Extracellular Vesicle–Based Biohybrid Enabling Synergistic Anti‐Oxidative Stress and Anti‐Inflammation for Targeted Therapy of Acute Kidney Injury

Abstract Acute kidney injury (AKI) presents a significant clinical challenge, driven by oxidative stress and inflammatory responses. To address these pathological factors, a biohybrid nanoplatform, ESAK1, is developed by integrating a gold cluster artificial enzyme (AU), an extracellular vesicle obtained from genetically engineered renal tubular epithelial cell (tecEV), and a kidney injury‐targeting peptide (ktPep) via a bio‐orthogonal SnoopCatcher‐SnoopTag system derived from Streptococcus pneumoniae adhesins.
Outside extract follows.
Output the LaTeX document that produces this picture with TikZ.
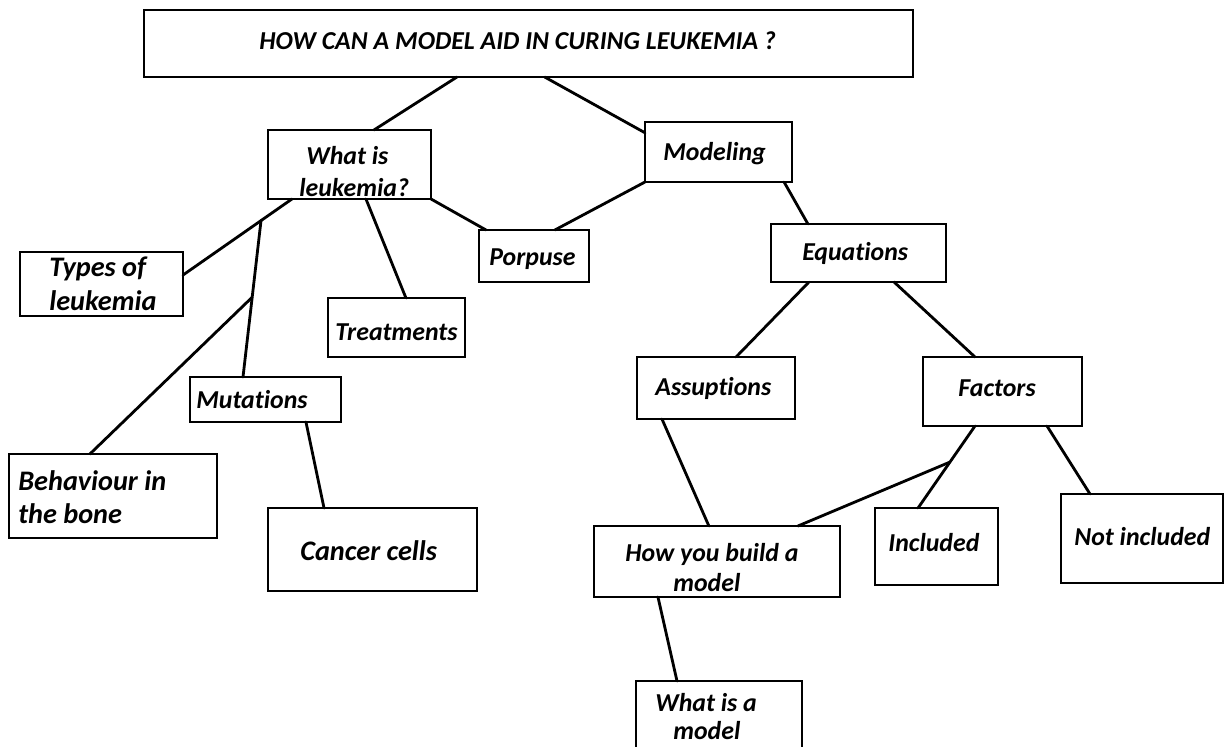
\documentclass[tikz,border=0pt]{standalone}
\usepackage{fontspec}
\setmainfont{Carlito}[Ligatures=NoCommon]
\usetikzlibrary{calc}
\tikzset{
  bx/.style n args={2}{draw=black, line width=1.6pt, minimum width=#1*0.02cm, minimum height=#2*0.02cm, inner sep=0pt, outer sep=0pt},
  lbl/.style={anchor=mid west, inner sep=0pt, yshift=-0.08cm, font=\fontsize{14.7}{17}\selectfont\bfseries\itshape},
  lblL/.style={lbl, font=\fontsize{16.1}{19}\selectfont\bfseries\itshape},
  conn/.style={line width=1.6pt, line cap=round},
}
\begin{document}
\begin{tikzpicture}[x=0.02cm,y=-0.02cm]
\useasboundingbox (0,0) rectangle (1225,747);
\clip (0,0) rectangle (1225,747);
\fill[white] (0,0) rectangle (1225,747);

% boxes
\node[bx={769}{67}]  (title)     at (528.5,43.5) {};
\node[bx={163}{69}]  (what)      at (349.5,164.5) {};
\node[bx={147}{60}]  (modeling)  at (718.5,152) {};
\node[bx={110}{52}]  (porpuse)   at (534,256) {};
\node[bx={175}{58}]  (equations) at (858.5,253) {};
\node[bx={163}{64}]  (types)     at (101.5,284) {};
\node[bx={137}{59}]  (treat)     at (396.5,327.5) {};
\node[bx={151}{45}]  (mut)       at (265.5,399.5) {};
\node[bx={158}{62}]  (assup)     at (716,388) {};
\node[bx={159}{69}]  (factors)   at (1002.5,391.5) {};
\node[bx={208}{84}]  (behav)     at (113,496) {};
\node[bx={209}{83}]  (cancer)    at (372.5,549.5) {};
\node[bx={246}{71}]  (how)       at (717,561.5) {};
\node[bx={123}{77}]  (incl)      at (936.5,546.5) {};
\node[bx={162}{89}]  (notincl)   at (1142,538.5) {};
\node[bx={166}{90}]  (wmodel)    at (719,726) {};

% texts
\node[lbl] (t-title) at (259,41) {HOW CAN A MODEL AID IN CURING LEUKEMIA ?};
\node[lbl] (t-what1) at (306,156) {What is};
\node[lbl] (t-what2) at (299,188) {leukemia?};
\node[lblL] (t-types1) at (49,268) {Types of};
\node[lblL] (t-types2) at (49,302) {leukemia};
\node[lbl] (t-treat) at (335,332) {Treatments};
\node[lbl] (t-porp) at (489,257) {Porpuse};
\node[lbl] (t-mod) at (663,152) {Modeling};
\node[lbl] (t-eq) at (802,252) {Equations};
\node[lbl] (t-mut) at (196,400) {Mutations};
\node[lbl] (t-assup) at (655,387) {Assuptions};
\node[lbl] (t-fact) at (958,388) {Factors};
\node[lblL] (t-behav1) at (18,482) {Behaviour in};
\node[lblL] (t-behav2) at (18,515) {the bone};
\node[lblL] (t-cancer) at (300,552) {Cancer cells};
\node[lbl] (t-how1) at (625,553) {How you build a};
\node[lbl] (t-how2) at (673,583) {model};
\node[lbl] (t-incl) at (888,543) {Included};
\node[lbl] (t-notincl) at (1074,537) {Not included};
\node[lbl] (t-wm1) at (655,703) {What is a};
\node[lbl] (t-wm2) at (673,731) {model};

% junction coordinates
\coordinate (wA) at ($(what.south west)!0.147!(what.south east)$);
\coordinate (tA) at ($(types.north east)!0.36!(types.south east)$);
\coordinate (J1) at ($(wA)!0.284!(tA)$);
\coordinate (mA) at ($(mut.north west)!0.351!(mut.north east)$);
\coordinate (J2) at ($(J1)!0.49!(mA)$);
\coordinate (fA) at ($(factors.south west)!0.327!(factors.south east)$);
\coordinate (iA) at ($(incl.north west)!0.35!(incl.north east)$);
\coordinate (J3) at ($(fA)!0.44!(iA)$);

% connectors
\draw[conn] ($(title.south west)!0.407!(title.south east)$) -- ($(what.north west)!0.65!(what.north east)$);
\draw[conn] ($(title.south west)!0.521!(title.south east)$) -- ($(modeling.north west)!0.18!(modeling.south west)$);
\draw[conn] (wA) -- (tA);
\draw[conn] (J1) -- (mA);
\draw[conn] (J2) -- ($(behav.north west)!0.389!(behav.north east)$);
\draw[conn] ($(what.south west)!0.601!(what.south east)$) -- ($(treat.north west)!0.569!(treat.north east)$);
\draw[conn] (what.south east) -- ($(porpuse.north west)!0.064!(porpuse.north east)$);
\draw[conn] ($(porpuse.north west)!0.69!(porpuse.north east)$) -- (modeling.south west);
\draw[conn] ($(modeling.south west)!0.946!(modeling.south east)$) -- ($(equations.north west)!0.211!(equations.north east)$);
\draw[conn] ($(equations.south west)!0.217!(equations.south east)$) -- ($(assup.north west)!0.627!(assup.north east)$);
\draw[conn] ($(equations.south west)!0.703!(equations.south east)$) -- ($(factors.north west)!0.327!(factors.north east)$);
\draw[conn] ($(assup.south west)!0.158!(assup.south east)$) -- ($(how.north west)!0.467!(how.north east)$);
\draw[conn] (fA) -- (iA);
\draw[conn] (J3) -- ($(how.north west)!0.829!(how.north east)$);
\draw[conn] ($(factors.south west)!0.78!(factors.south east)$) -- ($(notincl.north west)!0.179!(notincl.north east)$);
\draw[conn] ($(mut.south west)!0.768!(mut.south east)$) -- ($(cancer.north west)!0.268!(cancer.north east)$);
\draw[conn] ($(how.south west)!0.26!(how.south east)$) -- ($(wmodel.north west)!0.247!(wmodel.north east)$);
\end{tikzpicture}
\end{document}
Upon intravenous administration to mice with AKI, ESAK1 preferentially accumulates in injured renal tissues through ktPep‐mediated targeting. Subsequently, the AU component, exhibiting superior superoxide dismutase‐ and catalase‐like activities, scavenges excess reactive oxygen species (ROS) in situ, alleviating oxidative stress and simultaneously protecting the tecEV from ROS‐induced damage. Consequently, the tecEV exerts potent anti‐inflammatory effects, acting synergistically with oxidative stress neutralization to enhance the therapeutic efficacy. This dual‐action mechanism facilitates the activation of endogenous repair mechanisms, promoting kidney recovery, as evidenced by significantly reduced levels of serum creatinine and urea, diminished renal histopathological damage, decreased inflammatory cytokines, and enhanced expression of repair‐associated proteins. By integrating targeted delivery, anti‐oxidant defense, and anti‐inflammatory properties into a single platform, ESAK1 offers a promising multi‐faceted approach for advanced kidney‐protective therapies and even broader inflammatory diseases.